Task to complete
Write out the listing below in full and exactly, leaving out every picture.

+ + + + + + +

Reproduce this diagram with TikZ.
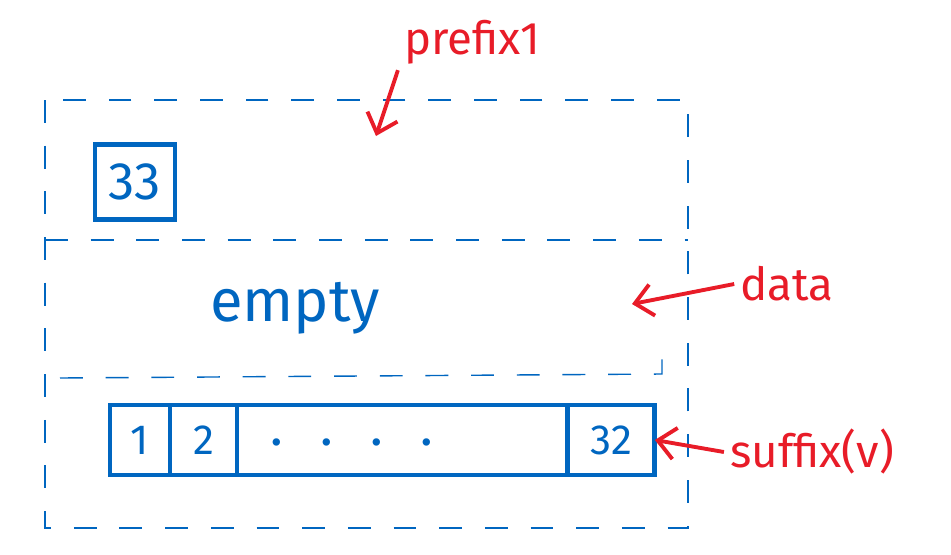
\documentclass[tikz,border=0pt]{standalone}
\usepackage{fontspec}
\setmainfont{Fira Sans}
\usetikzlibrary{positioning,arrows.meta}

\definecolor{penblue}{RGB}{0,102,192}
\definecolor{penred}{RGB}{232,28,40}

\tikzstyle{frame} = [draw=penblue, thick, dash pattern=on 13pt off 13pt]
\tikzstyle{cell} = [draw=penblue, line width=2.8pt, rectangle, inner sep=0pt,
  outer sep=0pt, minimum height=1.4cm, text=penblue,
  font=\fontsize{24}{28}\selectfont]
\tikzstyle{markbox} = [draw=penblue, line width=2.8pt, rectangle,
  minimum width=1.6cm, minimum height=1.5cm, text=penblue,
  font=\fontsize{30}{34}\selectfont]
\tikzstyle{bluetext} = [text=penblue, font=\fontsize{34}{40}\selectfont]
\tikzstyle{redtext} = [text=penred, font=\fontsize{26}{30}\selectfont]
\tikzstyle{redarrow} = [-{Straight Barb[length=10pt,width=18pt]}, line width=2.2pt,
  draw=penred]

\begin{document}
\begin{tikzpicture}[x=0.02cm, y=-0.02cm]
        \useasboundingbox (0,0) rectangle (951,555);

        % dashed outline of the data area
        \draw[frame] (45,100) rectangle (688,528);
        \draw[frame] (45,240) -- (688,240);
        \draw[frame] (60,378) -- (662,374) -- (662,340);

        \node [markbox]  (box33)  at (135,182) {33};
        \node [bluetext] (empty)  at (295,308) {empty};

        % suffix bar
        \node [cell, minimum width=1.2cm,  anchor=west] (cell1)  at (110,440) {1};
        \node [cell, minimum width=1.34cm, right=0pt of cell1] (cell2)  {2};
        \node [cell, minimum width=6.62cm, right=0pt of cell2] (cellmid) {};
        \node [cell, minimum width=1.74cm, right=0pt of cellmid] (cell32) {32};
        \node [text=penblue, font=\fontsize{30}{34}\selectfont] (dots) at (352,442)
          {.\hspace{0.75cm}.\hspace{0.75cm}.\hspace{0.75cm}.};

        % labels
        \node [redtext] (prefix) at (472,42) {prefix1};
        \node [redtext] (data)   at (787,284) {data};
        \node [redtext] (suffix) at (812,452) {suffix(v)};

        \coordinate (prefixTip) at (376,136);
        \coordinate (dataTip)   at (632,304);

        \draw[redarrow] (prefix.south west) -- (prefixTip);
        \draw[redarrow] (data.west) -- (dataTip);
        \draw[redarrow] (suffix.west) -- (cell32.east);
      \end{tikzpicture}
\end{document}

+ + + + + + +

Completed task
Reproduce this diagram with TikZ.
\documentclass[tikz,border=0pt]{standalone}
\usepackage{fontspec}
\setmainfont{Fira Sans}
\usetikzlibrary{positioning,arrows.meta}

\definecolor{penblue}{RGB}{0,102,192}
\definecolor{penred}{RGB}{232,28,40}

\tikzstyle{frame} = [draw=penblue, thick, dash pattern=on 13pt off 13pt]
\tikzstyle{cell} = [draw=penblue, line width=2.8pt, rectangle, inner sep=0pt,
  outer sep=0pt, minimum height=1.4cm, text=penblue,
  font=\fontsize{24}{28}\selectfont]
\tikzstyle{markbox} = [draw=penblue, line width=2.8pt, rectangle,
  minimum width=1.6cm, minimum height=1.5cm, text=penblue,
  font=\fontsize{30}{34}\selectfont]
\tikzstyle{bluetext} = [text=penblue, font=\fontsize{34}{40}\selectfont]
\tikzstyle{redtext} = [text=penred, font=\fontsize{26}{30}\selectfont]
\tikzstyle{redarrow} = [-{Straight Barb[length=10pt,width=18pt]}, line width=2.2pt,
  draw=penred]

\begin{document}
\begin{tikzpicture}[x=0.02cm, y=-0.02cm]
        \useasboundingbox (0,0) rectangle (951,555);

        % dashed outline of the data area
        \draw[frame] (45,100) rectangle (688,528);
        \draw[frame] (45,240) -- (688,240);
        \draw[frame] (60,378) -- (662,374) -- (662,340);

        \node [markbox]  (box33)  at (135,182) {33};
        \node [bluetext] (empty)  at (295,308) {empty};

        % suffix bar
        \node [cell, minimum width=1.2cm,  anchor=west] (cell1)  at (110,440) {1};
        \node [cell, minimum width=1.34cm, right=0pt of cell1] (cell2)  {2};
        \node [cell, minimum width=6.62cm, right=0pt of cell2] (cellmid) {};
        \node [cell, minimum width=1.74cm, right=0pt of cellmid] (cell32) {32};
        \node [text=penblue, font=\fontsize{30}{34}\selectfont] (dots) at (352,442)
          {.\hspace{0.75cm}.\hspace{0.75cm}.\hspace{0.75cm}.};

        % labels
        \node [redtext] (prefix) at (472,42) {prefix1};
        \node [redtext] (data)   at (787,284) {data};
        \node [redtext] (suffix) at (812,452) {suffix(v)};

        \coordinate (prefixTip) at (376,136);
        \coordinate (dataTip)   at (632,304);

        \draw[redarrow] (prefix.south west) -- (prefixTip);
        \draw[redarrow] (data.west) -- (dataTip);
        \draw[redarrow] (suffix.west) -- (cell32.east);
      \end{tikzpicture}
\end{document}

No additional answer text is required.